WORK TO BE COMPLETED
Below are some records. Count the lines with "this" in them and give nothing but the total.
── RECORDS FOR PROCESSING ──
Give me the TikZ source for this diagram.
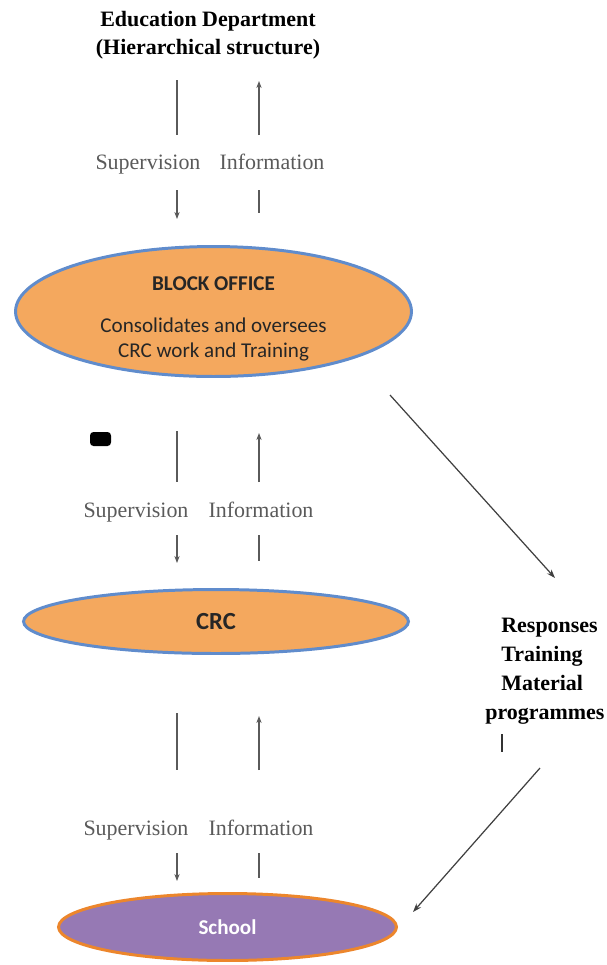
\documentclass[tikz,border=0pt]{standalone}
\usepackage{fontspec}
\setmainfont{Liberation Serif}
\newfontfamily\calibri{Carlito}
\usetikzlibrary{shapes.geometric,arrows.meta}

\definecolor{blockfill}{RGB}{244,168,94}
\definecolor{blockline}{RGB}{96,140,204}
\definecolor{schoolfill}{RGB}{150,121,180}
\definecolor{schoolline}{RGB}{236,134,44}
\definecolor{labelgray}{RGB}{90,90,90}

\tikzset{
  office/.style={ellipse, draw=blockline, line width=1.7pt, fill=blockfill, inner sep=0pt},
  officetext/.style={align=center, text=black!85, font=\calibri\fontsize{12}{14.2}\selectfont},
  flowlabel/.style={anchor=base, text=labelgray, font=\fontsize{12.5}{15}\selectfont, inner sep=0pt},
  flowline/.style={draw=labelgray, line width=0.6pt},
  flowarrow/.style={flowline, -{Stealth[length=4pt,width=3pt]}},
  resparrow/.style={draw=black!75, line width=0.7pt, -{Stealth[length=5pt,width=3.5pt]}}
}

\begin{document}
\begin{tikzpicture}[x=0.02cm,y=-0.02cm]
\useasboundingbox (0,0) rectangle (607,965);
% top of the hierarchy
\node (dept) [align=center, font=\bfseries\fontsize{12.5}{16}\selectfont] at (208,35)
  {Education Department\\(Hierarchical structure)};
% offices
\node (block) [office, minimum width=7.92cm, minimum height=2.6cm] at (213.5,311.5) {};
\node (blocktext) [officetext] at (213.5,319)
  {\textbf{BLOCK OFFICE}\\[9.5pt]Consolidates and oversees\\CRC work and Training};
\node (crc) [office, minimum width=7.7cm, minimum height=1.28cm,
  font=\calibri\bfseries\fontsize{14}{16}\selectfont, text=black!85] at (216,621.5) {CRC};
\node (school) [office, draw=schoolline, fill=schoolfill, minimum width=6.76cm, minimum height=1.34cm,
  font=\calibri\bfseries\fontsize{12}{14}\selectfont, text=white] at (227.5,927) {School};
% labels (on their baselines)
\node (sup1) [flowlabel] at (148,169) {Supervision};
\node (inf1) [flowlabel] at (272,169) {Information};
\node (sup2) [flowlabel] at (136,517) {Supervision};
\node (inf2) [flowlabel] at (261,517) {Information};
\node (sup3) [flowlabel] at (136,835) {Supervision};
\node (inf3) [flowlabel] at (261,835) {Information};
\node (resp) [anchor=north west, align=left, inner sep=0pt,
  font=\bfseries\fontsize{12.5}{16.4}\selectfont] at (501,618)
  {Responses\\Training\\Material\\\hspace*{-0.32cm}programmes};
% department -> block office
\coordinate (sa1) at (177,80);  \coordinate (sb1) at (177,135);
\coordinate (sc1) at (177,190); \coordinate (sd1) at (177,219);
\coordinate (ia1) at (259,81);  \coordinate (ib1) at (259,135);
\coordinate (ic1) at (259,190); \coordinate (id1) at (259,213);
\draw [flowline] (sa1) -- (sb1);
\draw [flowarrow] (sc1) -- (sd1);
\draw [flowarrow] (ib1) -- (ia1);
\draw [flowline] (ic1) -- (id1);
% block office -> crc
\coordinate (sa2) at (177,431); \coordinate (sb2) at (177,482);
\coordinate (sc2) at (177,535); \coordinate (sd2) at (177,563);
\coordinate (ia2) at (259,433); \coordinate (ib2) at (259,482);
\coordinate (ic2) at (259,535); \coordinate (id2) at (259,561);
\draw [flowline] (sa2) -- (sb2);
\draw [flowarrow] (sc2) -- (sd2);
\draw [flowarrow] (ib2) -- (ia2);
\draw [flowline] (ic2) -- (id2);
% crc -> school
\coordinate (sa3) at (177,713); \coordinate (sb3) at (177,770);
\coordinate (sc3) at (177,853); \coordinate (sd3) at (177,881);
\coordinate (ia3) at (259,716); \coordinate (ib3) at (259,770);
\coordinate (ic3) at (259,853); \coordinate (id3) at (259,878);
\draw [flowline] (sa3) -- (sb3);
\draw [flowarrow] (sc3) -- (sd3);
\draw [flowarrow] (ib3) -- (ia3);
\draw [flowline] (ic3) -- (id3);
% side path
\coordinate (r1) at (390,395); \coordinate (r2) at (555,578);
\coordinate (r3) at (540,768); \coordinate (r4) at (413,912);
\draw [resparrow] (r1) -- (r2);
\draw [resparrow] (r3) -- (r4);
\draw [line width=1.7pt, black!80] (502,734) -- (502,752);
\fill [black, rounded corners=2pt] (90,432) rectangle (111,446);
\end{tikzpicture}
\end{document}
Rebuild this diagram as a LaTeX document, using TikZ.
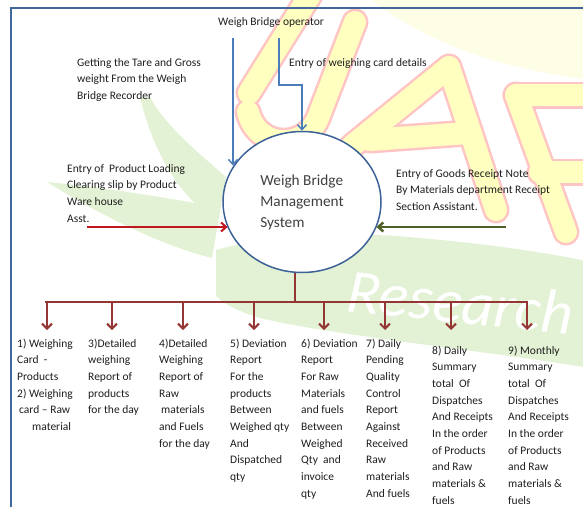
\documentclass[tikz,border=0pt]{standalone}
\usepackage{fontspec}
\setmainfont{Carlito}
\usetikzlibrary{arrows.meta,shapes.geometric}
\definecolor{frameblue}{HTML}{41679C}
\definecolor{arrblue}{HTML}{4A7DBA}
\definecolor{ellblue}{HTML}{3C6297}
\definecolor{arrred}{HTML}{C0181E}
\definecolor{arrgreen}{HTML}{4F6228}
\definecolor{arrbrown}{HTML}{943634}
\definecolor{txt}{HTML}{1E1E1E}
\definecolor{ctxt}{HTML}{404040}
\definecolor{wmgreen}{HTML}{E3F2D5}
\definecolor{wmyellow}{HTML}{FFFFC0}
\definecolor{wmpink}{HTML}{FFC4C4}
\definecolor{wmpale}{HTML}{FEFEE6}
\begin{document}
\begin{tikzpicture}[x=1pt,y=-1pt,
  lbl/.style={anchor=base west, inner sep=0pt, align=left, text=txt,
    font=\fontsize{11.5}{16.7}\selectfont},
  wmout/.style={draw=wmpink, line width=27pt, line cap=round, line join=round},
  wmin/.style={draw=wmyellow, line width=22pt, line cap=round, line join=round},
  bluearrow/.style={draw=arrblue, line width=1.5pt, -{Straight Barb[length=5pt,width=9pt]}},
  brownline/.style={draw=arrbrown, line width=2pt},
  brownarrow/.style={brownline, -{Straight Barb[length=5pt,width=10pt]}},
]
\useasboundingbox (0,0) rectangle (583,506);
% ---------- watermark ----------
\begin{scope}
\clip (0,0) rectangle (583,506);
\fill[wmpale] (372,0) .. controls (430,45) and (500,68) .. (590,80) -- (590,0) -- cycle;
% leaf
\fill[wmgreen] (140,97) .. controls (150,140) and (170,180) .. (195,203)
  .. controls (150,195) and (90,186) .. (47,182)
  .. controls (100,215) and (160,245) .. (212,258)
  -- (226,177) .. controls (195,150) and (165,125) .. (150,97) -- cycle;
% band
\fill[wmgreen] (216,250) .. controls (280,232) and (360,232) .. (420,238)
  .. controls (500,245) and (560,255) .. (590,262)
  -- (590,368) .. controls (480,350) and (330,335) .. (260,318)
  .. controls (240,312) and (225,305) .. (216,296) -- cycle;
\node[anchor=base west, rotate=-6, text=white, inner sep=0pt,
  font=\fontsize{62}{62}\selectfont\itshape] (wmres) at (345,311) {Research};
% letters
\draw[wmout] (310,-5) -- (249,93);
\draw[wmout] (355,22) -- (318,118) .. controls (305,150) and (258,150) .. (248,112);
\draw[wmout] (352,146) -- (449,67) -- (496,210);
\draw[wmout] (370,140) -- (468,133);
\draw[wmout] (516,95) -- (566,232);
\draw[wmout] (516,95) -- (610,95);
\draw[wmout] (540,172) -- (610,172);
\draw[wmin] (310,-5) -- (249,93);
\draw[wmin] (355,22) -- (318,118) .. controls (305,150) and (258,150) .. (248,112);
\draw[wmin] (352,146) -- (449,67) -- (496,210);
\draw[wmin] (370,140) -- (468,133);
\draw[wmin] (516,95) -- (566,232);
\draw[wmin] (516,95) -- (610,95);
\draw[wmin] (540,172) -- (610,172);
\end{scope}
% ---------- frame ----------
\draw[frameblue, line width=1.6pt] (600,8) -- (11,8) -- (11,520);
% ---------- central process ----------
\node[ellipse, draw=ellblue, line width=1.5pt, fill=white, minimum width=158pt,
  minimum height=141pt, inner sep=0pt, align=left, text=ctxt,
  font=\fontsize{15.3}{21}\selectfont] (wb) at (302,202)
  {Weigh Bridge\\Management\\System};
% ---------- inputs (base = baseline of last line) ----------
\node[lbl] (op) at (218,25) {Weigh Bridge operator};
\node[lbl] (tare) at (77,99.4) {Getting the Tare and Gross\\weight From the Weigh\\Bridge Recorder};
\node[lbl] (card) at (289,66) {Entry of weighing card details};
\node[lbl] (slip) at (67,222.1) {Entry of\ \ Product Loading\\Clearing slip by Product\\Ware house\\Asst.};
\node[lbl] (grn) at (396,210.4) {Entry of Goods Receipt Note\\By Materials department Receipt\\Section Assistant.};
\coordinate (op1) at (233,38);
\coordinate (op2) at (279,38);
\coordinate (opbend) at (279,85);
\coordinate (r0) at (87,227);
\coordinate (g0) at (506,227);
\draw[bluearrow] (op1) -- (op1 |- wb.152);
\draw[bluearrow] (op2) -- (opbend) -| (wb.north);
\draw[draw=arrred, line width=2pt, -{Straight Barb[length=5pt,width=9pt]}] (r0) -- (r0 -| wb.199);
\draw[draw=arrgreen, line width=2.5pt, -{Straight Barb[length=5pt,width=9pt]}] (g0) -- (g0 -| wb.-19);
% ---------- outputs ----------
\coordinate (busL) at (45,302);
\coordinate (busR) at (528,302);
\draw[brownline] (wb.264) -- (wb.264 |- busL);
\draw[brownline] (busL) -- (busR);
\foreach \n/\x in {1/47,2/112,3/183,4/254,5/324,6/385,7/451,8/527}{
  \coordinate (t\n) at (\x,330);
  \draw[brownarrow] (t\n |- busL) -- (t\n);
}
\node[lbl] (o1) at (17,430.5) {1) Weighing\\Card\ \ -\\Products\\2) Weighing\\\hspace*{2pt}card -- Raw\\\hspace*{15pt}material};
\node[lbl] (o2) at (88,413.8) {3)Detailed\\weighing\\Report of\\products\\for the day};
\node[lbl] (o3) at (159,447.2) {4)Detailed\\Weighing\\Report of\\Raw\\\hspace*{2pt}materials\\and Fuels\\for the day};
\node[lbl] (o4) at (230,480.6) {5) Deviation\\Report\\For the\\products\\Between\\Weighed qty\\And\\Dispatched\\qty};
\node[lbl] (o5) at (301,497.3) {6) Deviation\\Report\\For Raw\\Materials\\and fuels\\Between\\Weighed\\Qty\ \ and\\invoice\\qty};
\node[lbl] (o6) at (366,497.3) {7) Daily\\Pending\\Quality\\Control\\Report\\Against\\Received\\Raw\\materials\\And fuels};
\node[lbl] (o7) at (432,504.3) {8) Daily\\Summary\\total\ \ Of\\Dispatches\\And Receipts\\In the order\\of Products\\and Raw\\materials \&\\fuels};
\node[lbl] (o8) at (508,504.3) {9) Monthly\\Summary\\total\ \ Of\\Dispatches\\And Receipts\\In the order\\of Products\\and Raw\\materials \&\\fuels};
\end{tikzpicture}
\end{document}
───
REPLY
2